Each line in the material below, starting at the one with "Clone this chart in matplotlib." and ending at the one with "import matplotlib.pyplot as plt", is to be reproduced exactly; no picture is to be copied.

__DATASET__:
──────────

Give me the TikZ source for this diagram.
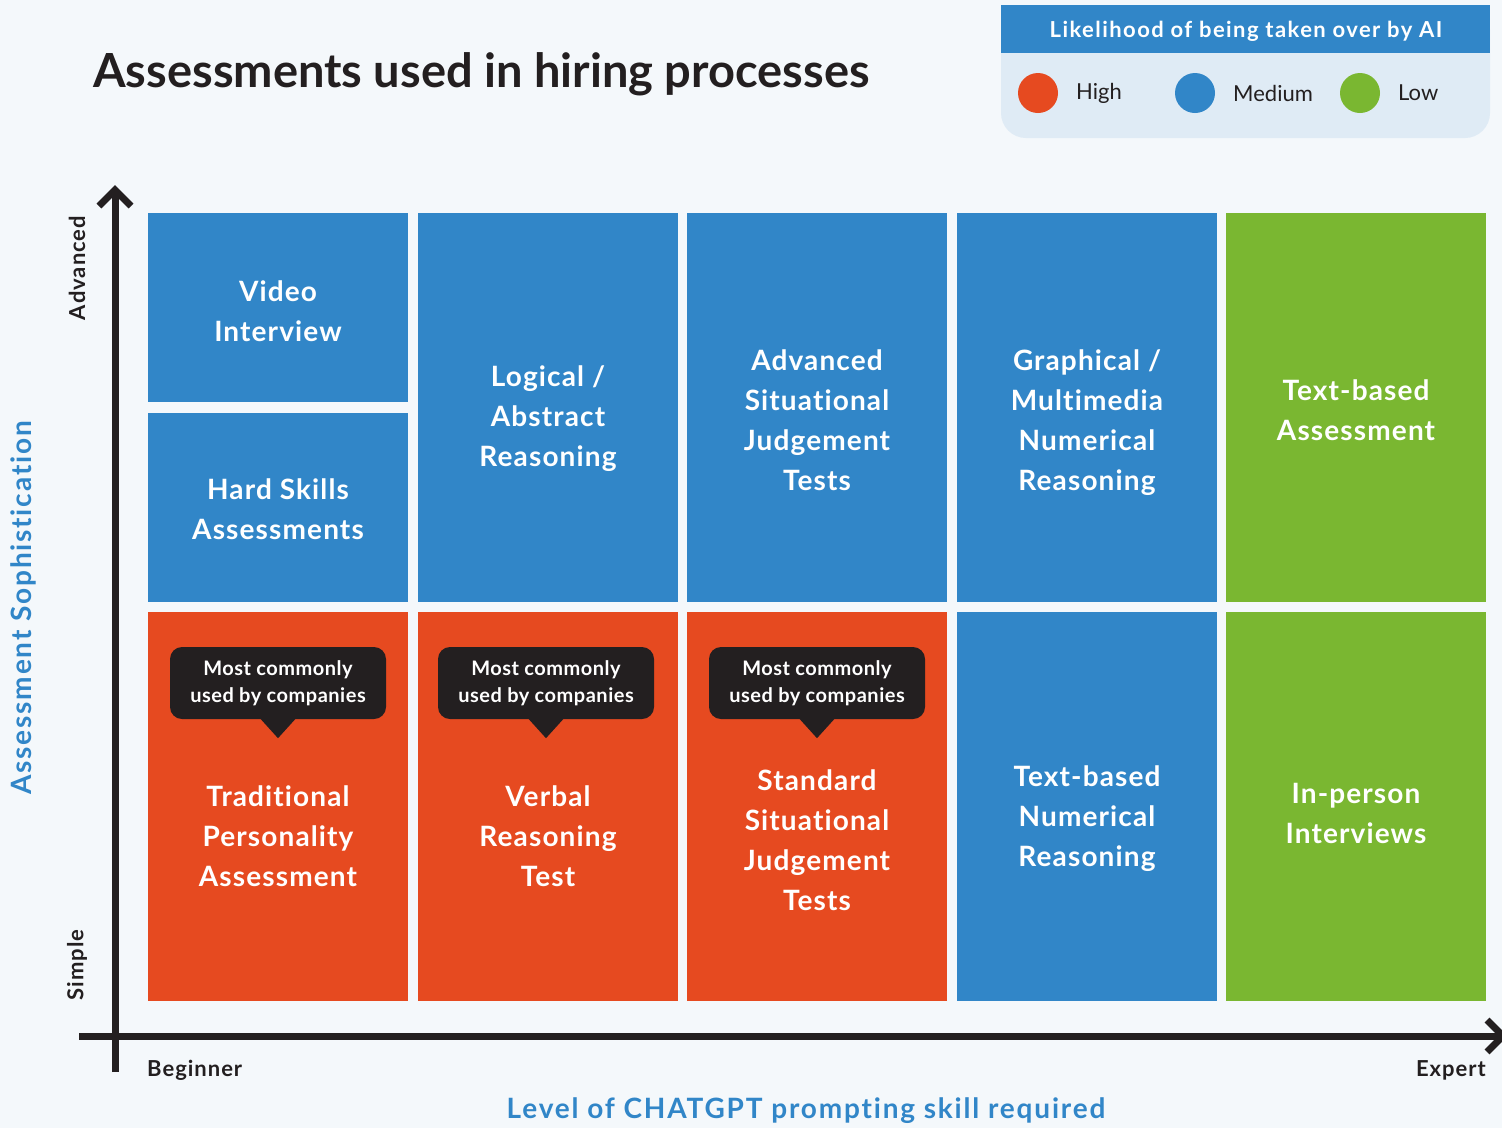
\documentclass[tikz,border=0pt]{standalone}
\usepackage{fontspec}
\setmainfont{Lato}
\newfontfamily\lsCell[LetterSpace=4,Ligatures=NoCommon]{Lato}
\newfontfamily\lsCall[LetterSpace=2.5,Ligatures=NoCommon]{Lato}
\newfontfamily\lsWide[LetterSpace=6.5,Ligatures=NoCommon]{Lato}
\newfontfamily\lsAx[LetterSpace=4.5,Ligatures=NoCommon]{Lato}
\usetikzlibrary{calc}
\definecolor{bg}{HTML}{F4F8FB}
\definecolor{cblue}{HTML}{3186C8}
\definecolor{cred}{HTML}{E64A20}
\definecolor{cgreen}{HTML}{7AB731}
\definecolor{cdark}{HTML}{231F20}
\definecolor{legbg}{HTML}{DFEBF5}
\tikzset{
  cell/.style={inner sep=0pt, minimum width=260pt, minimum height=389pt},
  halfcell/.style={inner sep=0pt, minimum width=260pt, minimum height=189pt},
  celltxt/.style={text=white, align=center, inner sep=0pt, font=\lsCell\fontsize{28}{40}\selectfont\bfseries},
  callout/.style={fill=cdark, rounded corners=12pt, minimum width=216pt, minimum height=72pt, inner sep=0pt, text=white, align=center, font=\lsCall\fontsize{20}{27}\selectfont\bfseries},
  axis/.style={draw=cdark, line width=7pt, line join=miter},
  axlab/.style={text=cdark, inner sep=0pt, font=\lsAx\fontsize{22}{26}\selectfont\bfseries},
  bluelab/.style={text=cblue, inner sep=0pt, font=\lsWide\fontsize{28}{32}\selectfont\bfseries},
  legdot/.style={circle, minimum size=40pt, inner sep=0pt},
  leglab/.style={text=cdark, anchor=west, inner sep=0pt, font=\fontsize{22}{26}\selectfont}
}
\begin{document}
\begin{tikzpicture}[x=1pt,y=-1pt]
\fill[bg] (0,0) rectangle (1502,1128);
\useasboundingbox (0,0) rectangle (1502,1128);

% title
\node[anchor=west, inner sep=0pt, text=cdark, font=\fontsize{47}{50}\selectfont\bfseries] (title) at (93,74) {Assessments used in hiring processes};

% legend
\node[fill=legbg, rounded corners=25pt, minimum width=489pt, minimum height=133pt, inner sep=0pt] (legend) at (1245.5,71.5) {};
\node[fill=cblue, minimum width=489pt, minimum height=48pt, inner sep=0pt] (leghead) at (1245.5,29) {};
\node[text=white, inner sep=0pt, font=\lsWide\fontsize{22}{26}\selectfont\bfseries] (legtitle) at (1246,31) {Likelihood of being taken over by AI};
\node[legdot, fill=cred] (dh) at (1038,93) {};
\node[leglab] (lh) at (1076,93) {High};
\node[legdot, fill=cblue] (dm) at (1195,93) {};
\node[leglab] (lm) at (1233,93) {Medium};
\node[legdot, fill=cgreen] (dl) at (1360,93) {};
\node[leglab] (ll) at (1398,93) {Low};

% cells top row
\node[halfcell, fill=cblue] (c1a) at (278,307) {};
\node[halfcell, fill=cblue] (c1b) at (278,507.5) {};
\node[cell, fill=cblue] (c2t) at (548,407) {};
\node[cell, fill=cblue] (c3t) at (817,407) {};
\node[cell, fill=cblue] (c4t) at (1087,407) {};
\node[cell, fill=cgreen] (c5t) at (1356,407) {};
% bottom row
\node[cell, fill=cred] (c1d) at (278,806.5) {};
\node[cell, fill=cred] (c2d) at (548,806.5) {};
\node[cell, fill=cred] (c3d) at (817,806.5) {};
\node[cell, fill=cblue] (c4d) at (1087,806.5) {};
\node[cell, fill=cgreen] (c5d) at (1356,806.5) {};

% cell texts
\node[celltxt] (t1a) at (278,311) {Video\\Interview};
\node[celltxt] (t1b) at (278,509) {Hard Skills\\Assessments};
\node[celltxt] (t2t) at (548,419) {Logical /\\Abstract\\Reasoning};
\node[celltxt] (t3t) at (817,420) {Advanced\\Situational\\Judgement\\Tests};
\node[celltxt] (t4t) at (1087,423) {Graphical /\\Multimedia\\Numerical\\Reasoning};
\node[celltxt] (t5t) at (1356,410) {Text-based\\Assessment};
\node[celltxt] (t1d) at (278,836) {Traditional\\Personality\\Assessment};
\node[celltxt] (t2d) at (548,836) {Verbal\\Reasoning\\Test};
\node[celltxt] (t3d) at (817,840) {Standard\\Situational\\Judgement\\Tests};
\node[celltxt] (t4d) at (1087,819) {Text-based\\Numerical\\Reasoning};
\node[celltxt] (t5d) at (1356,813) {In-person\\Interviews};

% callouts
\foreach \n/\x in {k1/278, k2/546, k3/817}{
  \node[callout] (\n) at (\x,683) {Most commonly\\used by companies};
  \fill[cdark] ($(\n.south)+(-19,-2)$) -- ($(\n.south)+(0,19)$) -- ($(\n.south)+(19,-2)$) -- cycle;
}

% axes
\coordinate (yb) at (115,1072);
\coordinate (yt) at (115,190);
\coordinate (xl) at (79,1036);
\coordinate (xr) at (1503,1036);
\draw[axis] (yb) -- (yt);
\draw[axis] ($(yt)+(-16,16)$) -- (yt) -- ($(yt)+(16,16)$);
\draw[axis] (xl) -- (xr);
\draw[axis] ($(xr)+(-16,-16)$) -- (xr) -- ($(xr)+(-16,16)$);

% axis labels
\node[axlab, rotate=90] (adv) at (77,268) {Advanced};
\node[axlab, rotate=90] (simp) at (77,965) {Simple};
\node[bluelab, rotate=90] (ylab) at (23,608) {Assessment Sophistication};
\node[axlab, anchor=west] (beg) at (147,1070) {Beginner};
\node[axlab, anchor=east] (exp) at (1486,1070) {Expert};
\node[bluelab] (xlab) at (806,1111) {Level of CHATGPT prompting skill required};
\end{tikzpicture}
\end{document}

──────────

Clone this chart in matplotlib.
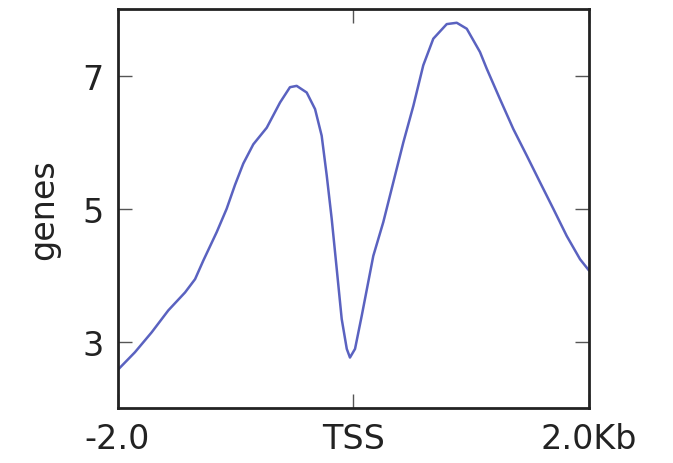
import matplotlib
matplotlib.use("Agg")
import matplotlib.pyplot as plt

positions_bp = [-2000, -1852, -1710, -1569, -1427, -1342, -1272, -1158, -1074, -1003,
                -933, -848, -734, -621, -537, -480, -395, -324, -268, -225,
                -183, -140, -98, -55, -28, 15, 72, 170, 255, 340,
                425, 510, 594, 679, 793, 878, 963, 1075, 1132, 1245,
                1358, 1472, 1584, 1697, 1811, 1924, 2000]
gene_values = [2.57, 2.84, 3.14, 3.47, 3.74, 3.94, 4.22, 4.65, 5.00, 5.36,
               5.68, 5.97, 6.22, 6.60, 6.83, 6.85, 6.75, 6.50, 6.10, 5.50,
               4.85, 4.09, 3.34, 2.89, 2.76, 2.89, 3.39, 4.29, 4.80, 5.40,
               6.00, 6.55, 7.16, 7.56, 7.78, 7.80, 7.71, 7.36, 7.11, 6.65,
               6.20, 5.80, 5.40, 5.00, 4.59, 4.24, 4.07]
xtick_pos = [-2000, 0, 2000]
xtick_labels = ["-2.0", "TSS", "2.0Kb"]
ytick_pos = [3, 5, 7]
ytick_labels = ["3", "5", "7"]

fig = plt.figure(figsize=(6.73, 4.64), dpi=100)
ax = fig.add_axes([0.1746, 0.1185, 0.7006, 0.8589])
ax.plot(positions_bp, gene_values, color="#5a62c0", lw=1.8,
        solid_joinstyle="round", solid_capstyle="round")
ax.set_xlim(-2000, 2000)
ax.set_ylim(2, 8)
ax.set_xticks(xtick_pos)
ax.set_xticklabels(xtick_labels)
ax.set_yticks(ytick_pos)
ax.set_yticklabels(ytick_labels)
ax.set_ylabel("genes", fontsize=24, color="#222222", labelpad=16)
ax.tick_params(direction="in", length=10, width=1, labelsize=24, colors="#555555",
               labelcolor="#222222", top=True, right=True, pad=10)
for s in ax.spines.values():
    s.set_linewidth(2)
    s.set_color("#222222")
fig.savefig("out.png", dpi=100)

──────────

__TASK ANSWER__:
Clone this chart in matplotlib.
import matplotlib
matplotlib.use("Agg")
import matplotlib.pyplot as plt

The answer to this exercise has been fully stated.